--- Begin Data shown ---

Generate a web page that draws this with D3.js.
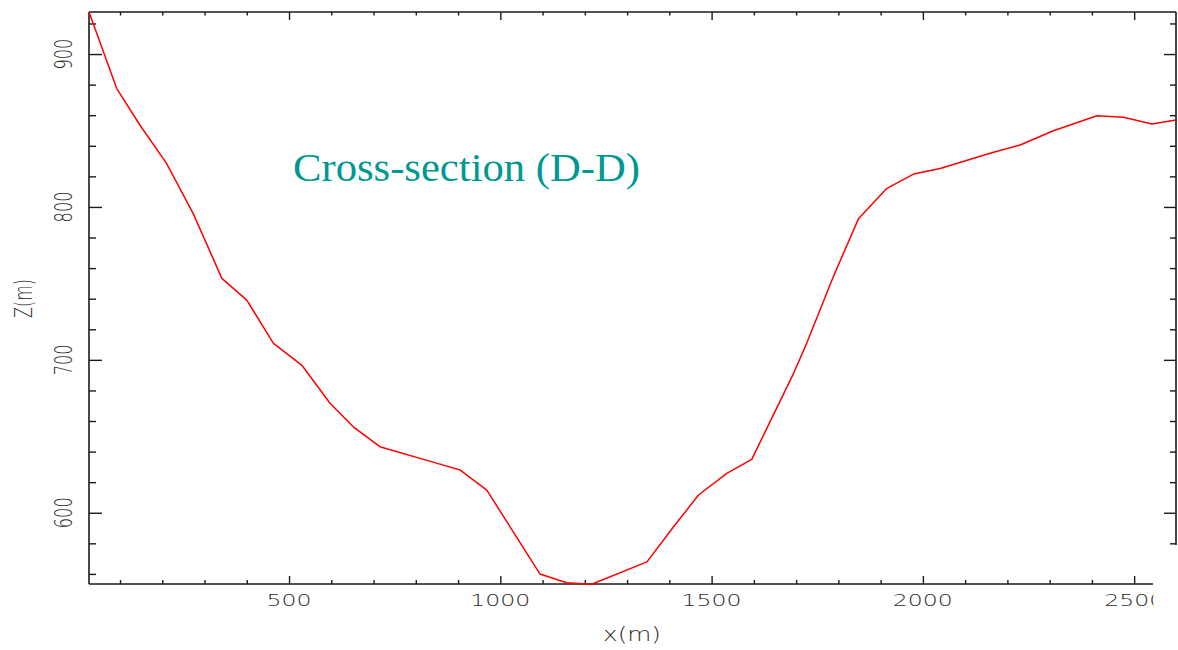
<!DOCTYPE html>
<html>
<head>
<meta charset="utf-8">
<script src="https://cdn.jsdelivr.net/npm/d3@7"></script>
<style>
  html, body { margin: 0; padding: 0; background: #fff; }
  svg { display: block; }
</style>
</head>
<body>
<svg id="chart" width="1178" height="650"></svg>
<script>
// ---- data ----
const xDist = [26.6, 92, 147, 210, 273, 341, 400, 463, 530, 597, 652, 715, 857, 905, 968, 1094, 1157, 1216, 1347, 1410, 1469, 1536, 1595, 1694, 1725, 1788, 1848, 1915, 1978, 2041, 2159, 2230, 2309, 2412, 2475, 2542, 2599];
const zElev = [927.5, 877.6, 853.6, 828.5, 795.8, 753.3, 739.1, 710.8, 696.6, 671.6, 656.2, 643.2, 631.8, 627.9, 614.8, 559.9, 554.2, 553.2, 567.9, 590.8, 611.6, 625.8, 634.9, 691.2, 710.8, 754.4, 792.5, 812.2, 821.5, 825.2, 835.1, 840.5, 849.8, 859.6, 858.6, 854.2, 856.8];
const xTickLabels = [500, 1000, 1500, 2000, 2500];
const yTickLabels = [600, 700, 800, 900];
const xMinorTicks = d3.range(100, 2600, 100);
const yMinorTicks = d3.range(560, 940, 20);
const titleText = "Cross-section (D-D)";
const xTitle = "x(m)";
const yTitle = "Z(m)";

// ---- layout ----
const L = 89, R = 1176, T = 12, B = 584;
const bottomEnd = 1153, rightEnd = 545;

const x = d3.scaleLinear().domain([26.6, 2599]).range([L, R]);
const y = d3.scaleLinear().domain([553.4, 927.5]).range([B, T]);

const svg = d3.select("#chart");
const axisColor = "#1a1a1a";
const labelColor = "#2a2a2a";
const labelFont = "DejaVu Sans ExtraLight, DejaVu Sans Light, Liberation Sans, Arial, sans-serif";

const defs = svg.append("defs");
defs.append("clipPath").attr("id", "clipBottom")
  .append("rect").attr("x", 0).attr("y", 0).attr("width", bottomEnd + 0.5).attr("height", 650);
defs.append("clipPath").attr("id", "clipRight")
  .append("rect").attr("x", 0).attr("y", 0).attr("width", 1178).attr("height", rightEnd + 1);

function styleAxis(g) {
  g.select(".domain").remove();
  g.selectAll(".tick line").attr("stroke", axisColor).attr("stroke-width", 1.4);
  g.selectAll(".tick text").remove();
}

// bottom axis
const gB = svg.append("g").attr("clip-path", "url(#clipBottom)");
gB.append("g").attr("transform", `translate(0,${B})`)
  .call(d3.axisBottom(x).tickValues(xMinorTicks.filter(v => !xTickLabels.includes(v))).tickSize(-4)).call(styleAxis);
gB.append("g").attr("transform", `translate(0,${B})`)
  .call(d3.axisBottom(x).tickValues(xTickLabels).tickSize(-8)).call(styleAxis);
gB.selectAll("text.xl").data(xTickLabels).join("text")
  .attr("class", "xl")
  .attr("x", d => x(d)).attr("y", 606)
  .attr("text-anchor", "middle")
  .attr("font-family", labelFont)
  .attr("font-size", 16.5)
  .attr("fill", labelColor)
  .attr("textLength", d => String(d).length * 15)
  .attr("lengthAdjust", "spacingAndGlyphs")
  .text(d => d);
gB.append("line").attr("x1", L).attr("x2", bottomEnd).attr("y1", B).attr("y2", B)
  .attr("stroke", axisColor).attr("stroke-width", 1.6);

// top axis
const gT = svg.append("g");
gT.append("g").attr("transform", `translate(0,${T})`)
  .call(d3.axisTop(x).tickValues(xMinorTicks.filter(v => !xTickLabels.includes(v))).tickSize(-3.5)).call(styleAxis);
gT.append("g").attr("transform", `translate(0,${T})`)
  .call(d3.axisTop(x).tickValues(xTickLabels).tickSize(-8)).call(styleAxis);
gT.append("line").attr("x1", L).attr("x2", R).attr("y1", T).attr("y2", T)
  .attr("stroke", axisColor).attr("stroke-width", 1.6);

// left axis
const gL = svg.append("g");
gL.append("g").attr("transform", `translate(${L},0)`)
  .call(d3.axisLeft(y).tickValues(yMinorTicks.filter(v => !yTickLabels.includes(v))).tickSize(-7)).call(styleAxis);
gL.append("g").attr("transform", `translate(${L},0)`)
  .call(d3.axisLeft(y).tickValues(yTickLabels).tickSize(-13)).call(styleAxis);
gL.selectAll("text.yl").data(yTickLabels).join("text")
  .attr("class", "yl")
  .attr("transform", d => `translate(71.5,${y(d)}) rotate(-90)`)
  .attr("text-anchor", "middle")
  .attr("font-family", labelFont)
  .attr("font-size", 25)
  .attr("fill", labelColor)
  .attr("textLength", 31)
  .attr("lengthAdjust", "spacingAndGlyphs")
  .text(d => d);
gL.append("line").attr("x1", L).attr("x2", L).attr("y1", T).attr("y2", B)
  .attr("stroke", axisColor).attr("stroke-width", 1.6);

// right axis
const gR = svg.append("g").attr("clip-path", "url(#clipRight)");
gR.append("g").attr("transform", `translate(${R},0)`)
  .call(d3.axisRight(y).tickValues(yMinorTicks.filter(v => !yTickLabels.includes(v))).tickSize(-6)).call(styleAxis);
gR.append("g").attr("transform", `translate(${R},0)`)
  .call(d3.axisRight(y).tickValues(yTickLabels).tickSize(-12)).call(styleAxis);
gR.append("line").attr("x1", R).attr("x2", R).attr("y1", T).attr("y2", rightEnd)
  .attr("stroke", axisColor).attr("stroke-width", 1.6);

// axis titles
svg.append("text")
  .attr("x", 632).attr("y", 641)
  .attr("text-anchor", "middle")
  .attr("font-family", labelFont)
  .attr("font-size", 19)
  .attr("fill", labelColor)
  .attr("textLength", 58)
  .attr("lengthAdjust", "spacingAndGlyphs")
  .text(xTitle);
svg.append("text")
  .attr("transform", "translate(32,298.5) rotate(-90)")
  .attr("text-anchor", "middle")
  .attr("font-family", labelFont)
  .attr("font-size", 25)
  .attr("fill", labelColor)
  .attr("textLength", 39)
  .attr("lengthAdjust", "spacingAndGlyphs")
  .text(yTitle);

// profile line
const pts = xDist.map((d, i) => [d, zElev[i]]);
svg.append("path")
  .datum(pts)
  .attr("fill", "none")
  .attr("stroke", "#ff0000")
  .attr("stroke-width", 1.5)
  .attr("stroke-linejoin", "round")
  .attr("d", d3.line().x(d => x(d[0])).y(d => y(d[1])));

// title
svg.append("text")
  .attr("x", 293).attr("y", 180.5)
  .attr("font-family", "Liberation Serif, Times New Roman, serif")
  .attr("font-size", 40)
  .attr("fill", "#009892")
  .attr("textLength", 347)
  .attr("lengthAdjust", "spacingAndGlyphs")
  .text(titleText);
</script>
</body>
</html>
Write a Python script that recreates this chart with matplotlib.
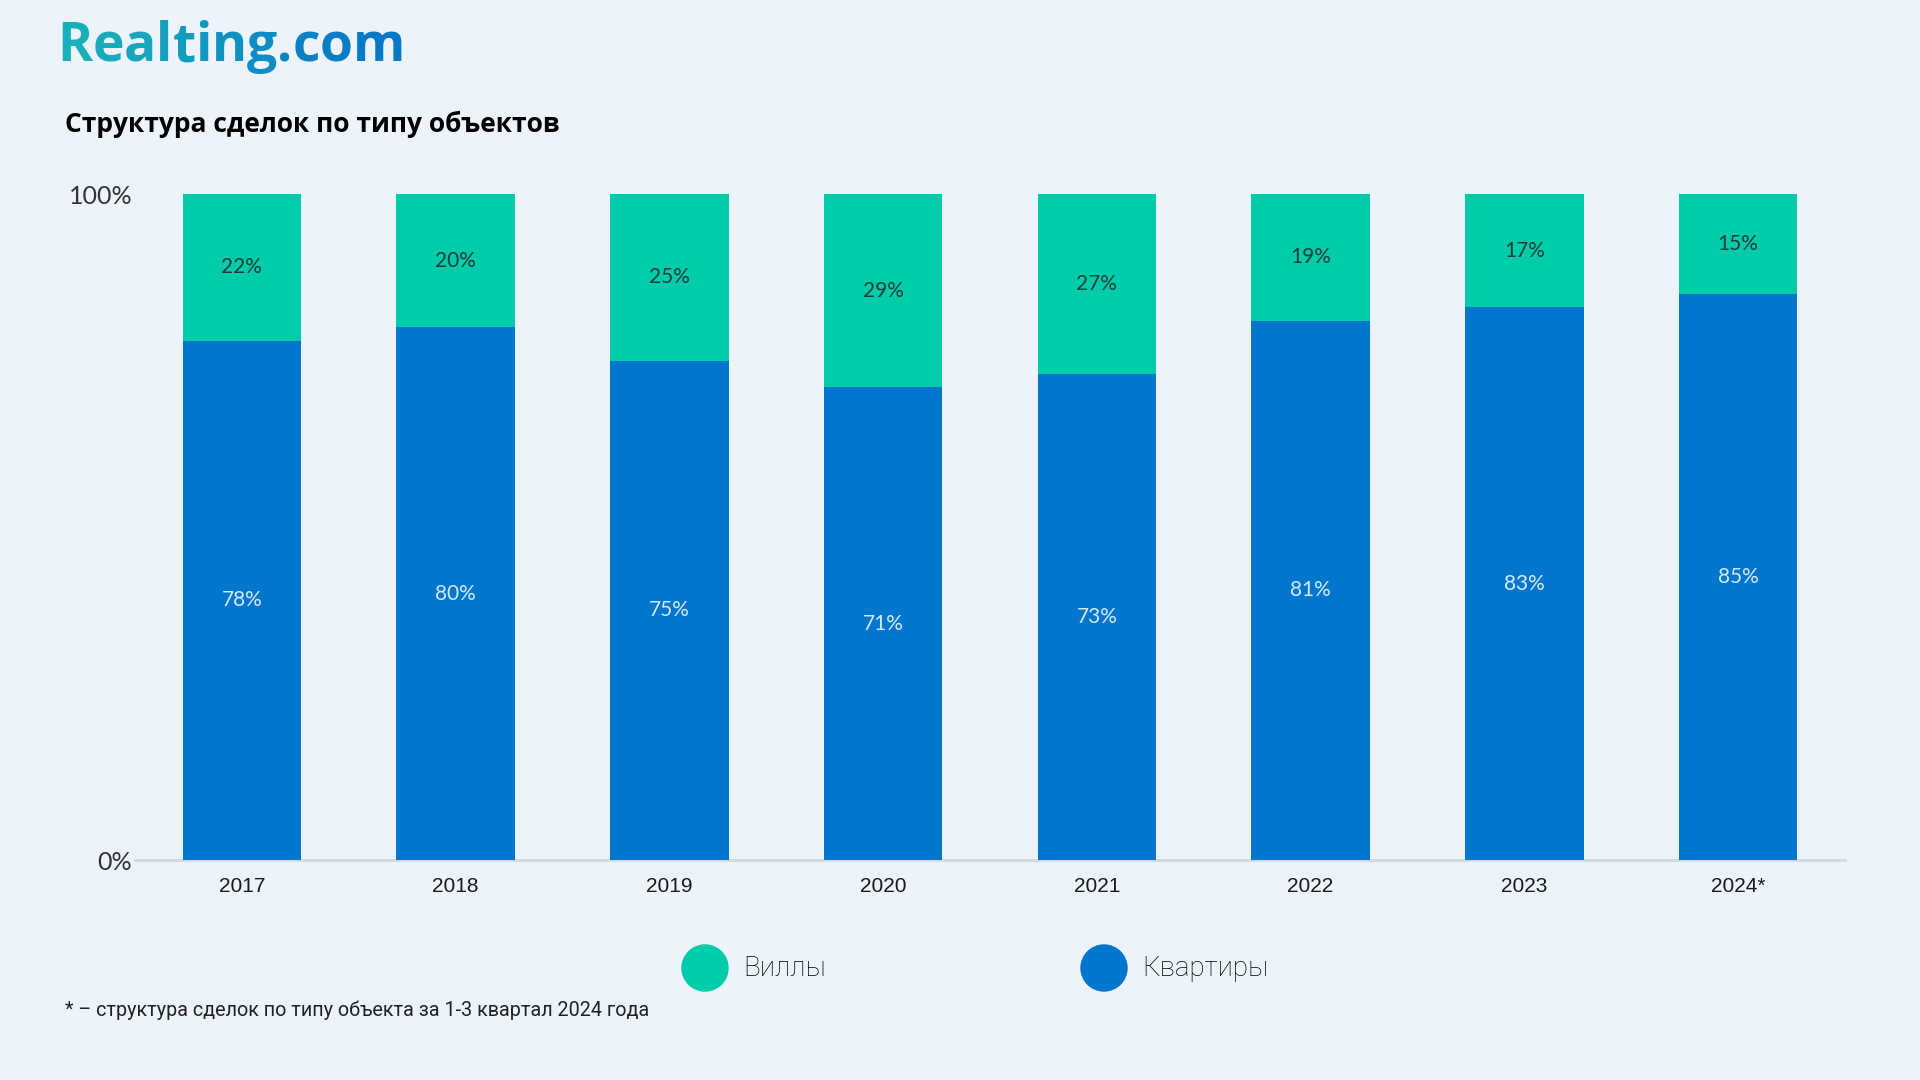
import matplotlib
matplotlib.use("Agg")
import matplotlib.pyplot as plt
from matplotlib.patches import Ellipse
import numpy as np

years = ['2017', '2018', '2019', '2020', '2021', '2022', '2023', '2024*']
flats = [78, 80, 75, 71, 73, 81, 83, 85]    # Квартиры
villas = [22, 20, 25, 29, 27, 19, 17, 15]   # Виллы
series_names = ['Виллы', 'Квартиры']

bg = '#EDF3FB'
green = '#00CCAA'
blue = '#0077CC'

fig = plt.figure(figsize=(19.2, 10.8), dpi=100, facecolor=bg)
ax = fig.add_axes([135 / 1920, 1 - 860 / 1080, (1845 - 135) / 1920, (860 - 194) / 1080])
ax.set_facecolor(bg)

x = np.arange(len(years))
w = 0.555
ax.bar(x, flats, w, color=blue, linewidth=0, zorder=2)
ax.bar(x, villas, w, bottom=flats, color=green, linewidth=0, zorder=2)

# подписи внутри сегментов
for i in range(len(years)):
    ax.text(x[i], flats[i] / 2, '%d%%' % flats[i], ha='center', va='center',
            fontsize=15, color='#D6E9F8', family='Lato')
    ax.text(x[i], flats[i] + villas[i] / 2, '%d%%' % villas[i], ha='center', va='center',
            fontsize=15, color='#1F3D3A', family='Lato')

ax.set_xlim(-0.5, 7.5)
ax.set_ylim(0, 100)
ax.set_yticks([0, 100])
ax.set_yticklabels(['0%', '100%'], fontsize=18, color='#333333', family='Lato')
ax.set_xticks(x)
ax.set_xticklabels(years, fontsize=15, color='#1a1a1a', family='Liberation Sans')
ax.tick_params(axis='both', length=0)
ax.tick_params(axis='x', pad=12)
ax.tick_params(axis='y', pad=2)
for s in ['top', 'right', 'left']:
    ax.spines[s].set_visible(False)
ax.spines['bottom'].set_color('#D3D8DE')
ax.spines['bottom'].set_linewidth(2)
ax.spines['bottom'].set_zorder(1)

# логотип с градиентом
logo = 'Realting.com'
c0 = np.array([0x1A, 0xB0, 0xBA]) / 255
c1 = np.array([0x08, 0x78, 0xC8]) / 255
fig.canvas.draw()
renderer = fig.canvas.get_renderer()
xpos = 57 / 1920
for k, ch in enumerate(logo):
    t = k / (len(logo) - 1)
    col = c0 * (1 - t) + c1 * t
    tx = fig.text(xpos, 1 - 61 / 1080, ch, fontsize=38.5, fontweight='bold', family='Open Sans',
                  color=col, ha='left', va='baseline')
    bb = tx.get_window_extent(renderer)
    xpos += bb.width / 1920

fig.text(65 / 1920, 1 - 124 / 1080, 'Структура сделок по типу объектов', fontsize=19,
         fontweight='bold', family='Open Sans', color='black', ha='left', va='center')

# легенда
for cx, col, name, tx0 in [(705, green, series_names[0], 743), (1104, blue, series_names[1], 1142)]:
    fig.add_artist(Ellipse((cx / 1920, 1 - 968 / 1080), 46 / 1920, 46 / 1080,
                           transform=fig.transFigure, color=col))
    fig.text(tx0 / 1920, 1 - 968 / 1080, name, fontsize=20, family='Roboto', fontweight='light',
             color='#000000', ha='left', va='center')

fig.text(65 / 1920, 1 - 1010 / 1080, '* – структура сделок по типу объекта за 1-3 квартал 2024 года',
         fontsize=14.2, family='Roboto', color='#222222', ha='left', va='center')

fig.savefig('out.png', dpi=100, facecolor=bg)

--- End Data shown ---

» **Goal**: Review the preceding data and report every line that includes the string "this".

» **Worked solution**:
Generate a web page that draws this with D3.js.
Write a Python script that recreates this chart with matplotlib.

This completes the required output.